TASK STATEMENT: Quote the listing in full, exactly as given, minus any pictures.

Dataset rows:
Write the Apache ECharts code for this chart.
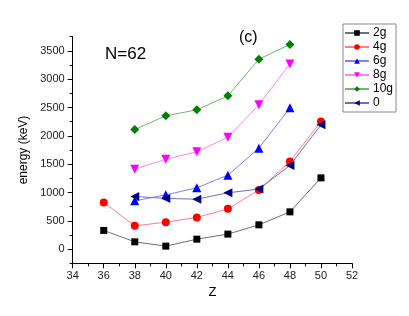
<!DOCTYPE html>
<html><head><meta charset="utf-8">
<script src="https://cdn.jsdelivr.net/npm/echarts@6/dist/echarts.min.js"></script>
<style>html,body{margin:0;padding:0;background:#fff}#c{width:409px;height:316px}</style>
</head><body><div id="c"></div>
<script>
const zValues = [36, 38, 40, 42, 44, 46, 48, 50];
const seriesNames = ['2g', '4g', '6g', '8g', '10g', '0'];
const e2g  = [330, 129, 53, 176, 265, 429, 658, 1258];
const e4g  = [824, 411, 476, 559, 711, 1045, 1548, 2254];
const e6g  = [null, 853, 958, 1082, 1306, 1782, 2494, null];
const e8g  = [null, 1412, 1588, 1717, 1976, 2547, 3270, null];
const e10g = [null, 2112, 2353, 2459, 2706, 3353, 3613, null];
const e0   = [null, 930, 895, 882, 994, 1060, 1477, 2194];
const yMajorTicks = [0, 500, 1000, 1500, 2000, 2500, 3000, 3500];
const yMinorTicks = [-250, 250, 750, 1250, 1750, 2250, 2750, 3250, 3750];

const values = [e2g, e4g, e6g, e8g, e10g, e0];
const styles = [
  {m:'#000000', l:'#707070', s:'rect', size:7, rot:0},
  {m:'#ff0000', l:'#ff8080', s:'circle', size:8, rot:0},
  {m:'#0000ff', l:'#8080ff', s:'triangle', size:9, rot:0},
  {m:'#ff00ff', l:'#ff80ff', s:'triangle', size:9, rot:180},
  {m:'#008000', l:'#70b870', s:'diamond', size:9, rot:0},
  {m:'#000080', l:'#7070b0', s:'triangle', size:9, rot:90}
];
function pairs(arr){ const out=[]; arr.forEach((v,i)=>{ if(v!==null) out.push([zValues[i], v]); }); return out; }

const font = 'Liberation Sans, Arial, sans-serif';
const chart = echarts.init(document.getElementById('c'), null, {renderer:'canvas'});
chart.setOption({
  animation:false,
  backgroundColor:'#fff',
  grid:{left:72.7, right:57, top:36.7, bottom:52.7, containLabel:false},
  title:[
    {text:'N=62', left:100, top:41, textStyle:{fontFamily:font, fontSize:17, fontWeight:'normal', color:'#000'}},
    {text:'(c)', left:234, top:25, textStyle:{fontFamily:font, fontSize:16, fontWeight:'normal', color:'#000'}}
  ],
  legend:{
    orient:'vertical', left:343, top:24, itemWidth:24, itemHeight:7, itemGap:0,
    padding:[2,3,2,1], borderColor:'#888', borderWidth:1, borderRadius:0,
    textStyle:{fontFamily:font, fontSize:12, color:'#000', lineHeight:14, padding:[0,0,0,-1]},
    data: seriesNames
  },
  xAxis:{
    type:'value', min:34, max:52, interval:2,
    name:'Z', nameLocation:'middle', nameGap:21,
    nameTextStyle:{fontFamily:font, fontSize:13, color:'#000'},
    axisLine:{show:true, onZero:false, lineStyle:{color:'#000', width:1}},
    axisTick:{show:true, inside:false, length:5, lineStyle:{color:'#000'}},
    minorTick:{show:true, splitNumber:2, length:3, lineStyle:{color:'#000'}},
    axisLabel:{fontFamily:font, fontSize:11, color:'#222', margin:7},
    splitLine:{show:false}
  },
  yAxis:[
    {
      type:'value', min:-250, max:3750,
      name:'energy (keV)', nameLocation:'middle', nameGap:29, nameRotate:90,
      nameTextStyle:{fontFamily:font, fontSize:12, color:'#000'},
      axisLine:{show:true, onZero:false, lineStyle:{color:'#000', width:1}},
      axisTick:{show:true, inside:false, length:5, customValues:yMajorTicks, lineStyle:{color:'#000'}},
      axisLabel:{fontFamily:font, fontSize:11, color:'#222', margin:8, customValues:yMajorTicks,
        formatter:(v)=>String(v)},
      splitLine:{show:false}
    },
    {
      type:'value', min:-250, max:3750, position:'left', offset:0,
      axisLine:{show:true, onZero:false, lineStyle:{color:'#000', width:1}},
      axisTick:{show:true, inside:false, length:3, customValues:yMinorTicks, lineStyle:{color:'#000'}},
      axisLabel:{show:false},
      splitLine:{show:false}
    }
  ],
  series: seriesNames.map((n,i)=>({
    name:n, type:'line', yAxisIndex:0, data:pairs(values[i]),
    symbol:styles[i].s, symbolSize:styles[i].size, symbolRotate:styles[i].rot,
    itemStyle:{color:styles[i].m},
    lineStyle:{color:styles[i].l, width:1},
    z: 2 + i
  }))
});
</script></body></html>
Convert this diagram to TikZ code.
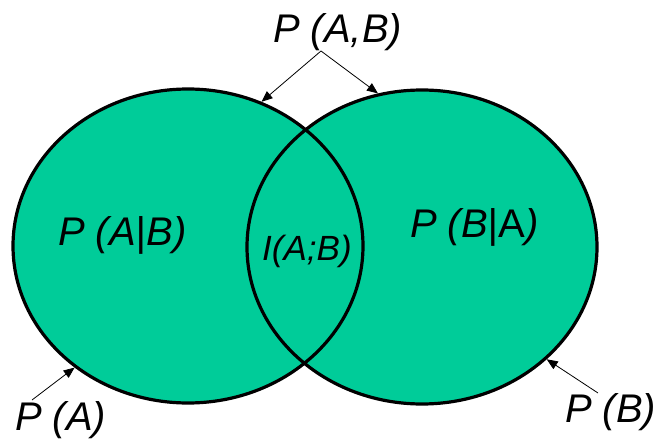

SOLUTION TO THIS PROBLEM:
Write the Apache ECharts code for this chart.
<!DOCTYPE html>
<html><head><meta charset="utf-8">
<script src="https://cdn.jsdelivr.net/npm/echarts@6/dist/echarts.min.js"></script>
<style>html,body{margin:0;padding:0;background:#fff}#c{width:409px;height:316px}</style>
</head><body><div id="c"></div>
<script>
const zValues = [36, 38, 40, 42, 44, 46, 48, 50];
const seriesNames = ['2g', '4g', '6g', '8g', '10g', '0'];
const e2g  = [330, 129, 53, 176, 265, 429, 658, 1258];
const e4g  = [824, 411, 476, 559, 711, 1045, 1548, 2254];
const e6g  = [null, 853, 958, 1082, 1306, 1782, 2494, null];
const e8g  = [null, 1412, 1588, 1717, 1976, 2547, 3270, null];
const e10g = [null, 2112, 2353, 2459, 2706, 3353, 3613, null];
const e0   = [null, 930, 895, 882, 994, 1060, 1477, 2194];
const yMajorTicks = [0, 500, 1000, 1500, 2000, 2500, 3000, 3500];
const yMinorTicks = [-250, 250, 750, 1250, 1750, 2250, 2750, 3250, 3750];

const values = [e2g, e4g, e6g, e8g, e10g, e0];
const styles = [
  {m:'#000000', l:'#707070', s:'rect', size:7, rot:0},
  {m:'#ff0000', l:'#ff8080', s:'circle', size:8, rot:0},
  {m:'#0000ff', l:'#8080ff', s:'triangle', size:9, rot:0},
  {m:'#ff00ff', l:'#ff80ff', s:'triangle', size:9, rot:180},
  {m:'#008000', l:'#70b870', s:'diamond', size:9, rot:0},
  {m:'#000080', l:'#7070b0', s:'triangle', size:9, rot:90}
];
function pairs(arr){ const out=[]; arr.forEach((v,i)=>{ if(v!==null) out.push([zValues[i], v]); }); return out; }

const font = 'Liberation Sans, Arial, sans-serif';
const chart = echarts.init(document.getElementById('c'), null, {renderer:'canvas'});
chart.setOption({
  animation:false,
  backgroundColor:'#fff',
  grid:{left:72.7, right:57, top:36.7, bottom:52.7, containLabel:false},
  title:[
    {text:'N=62', left:100, top:41, textStyle:{fontFamily:font, fontSize:17, fontWeight:'normal', color:'#000'}},
    {text:'(c)', left:234, top:25, textStyle:{fontFamily:font, fontSize:16, fontWeight:'normal', color:'#000'}}
  ],
  legend:{
    orient:'vertical', left:343, top:24, itemWidth:24, itemHeight:7, itemGap:0,
    padding:[2,3,2,1], borderColor:'#888', borderWidth:1, borderRadius:0,
    textStyle:{fontFamily:font, fontSize:12, color:'#000', lineHeight:14, padding:[0,0,0,-1]},
    data: seriesNames
  },
  xAxis:{
    type:'value', min:34, max:52, interval:2,
    name:'Z', nameLocation:'middle', nameGap:21,
    nameTextStyle:{fontFamily:font, fontSize:13, color:'#000'},
    axisLine:{show:true, onZero:false, lineStyle:{color:'#000', width:1}},
    axisTick:{show:true, inside:false, length:5, lineStyle:{color:'#000'}},
    minorTick:{show:true, splitNumber:2, length:3, lineStyle:{color:'#000'}},
    axisLabel:{fontFamily:font, fontSize:11, color:'#222', margin:7},
    splitLine:{show:false}
  },
  yAxis:[
    {
      type:'value', min:-250, max:3750,
      name:'energy (keV)', nameLocation:'middle', nameGap:29, nameRotate:90,
      nameTextStyle:{fontFamily:font, fontSize:12, color:'#000'},
      axisLine:{show:true, onZero:false, lineStyle:{color:'#000', width:1}},
      axisTick:{show:true, inside:false, length:5, customValues:yMajorTicks, lineStyle:{color:'#000'}},
      axisLabel:{fontFamily:font, fontSize:11, color:'#222', margin:8, customValues:yMajorTicks,
        formatter:(v)=>String(v)},
      splitLine:{show:false}
    },
    {
      type:'value', min:-250, max:3750, position:'left', offset:0,
      axisLine:{show:true, onZero:false, lineStyle:{color:'#000', width:1}},
      axisTick:{show:true, inside:false, length:3, customValues:yMinorTicks, lineStyle:{color:'#000'}},
      axisLabel:{show:false},
      splitLine:{show:false}
    }
  ],
  series: seriesNames.map((n,i)=>({
    name:n, type:'line', yAxisIndex:0, data:pairs(values[i]),
    symbol:styles[i].s, symbolSize:styles[i].size, symbolRotate:styles[i].rot,
    itemStyle:{color:styles[i].m},
    lineStyle:{color:styles[i].l, width:1},
    z: 2 + i
  }))
});
</script></body></html>
Convert this diagram to TikZ code.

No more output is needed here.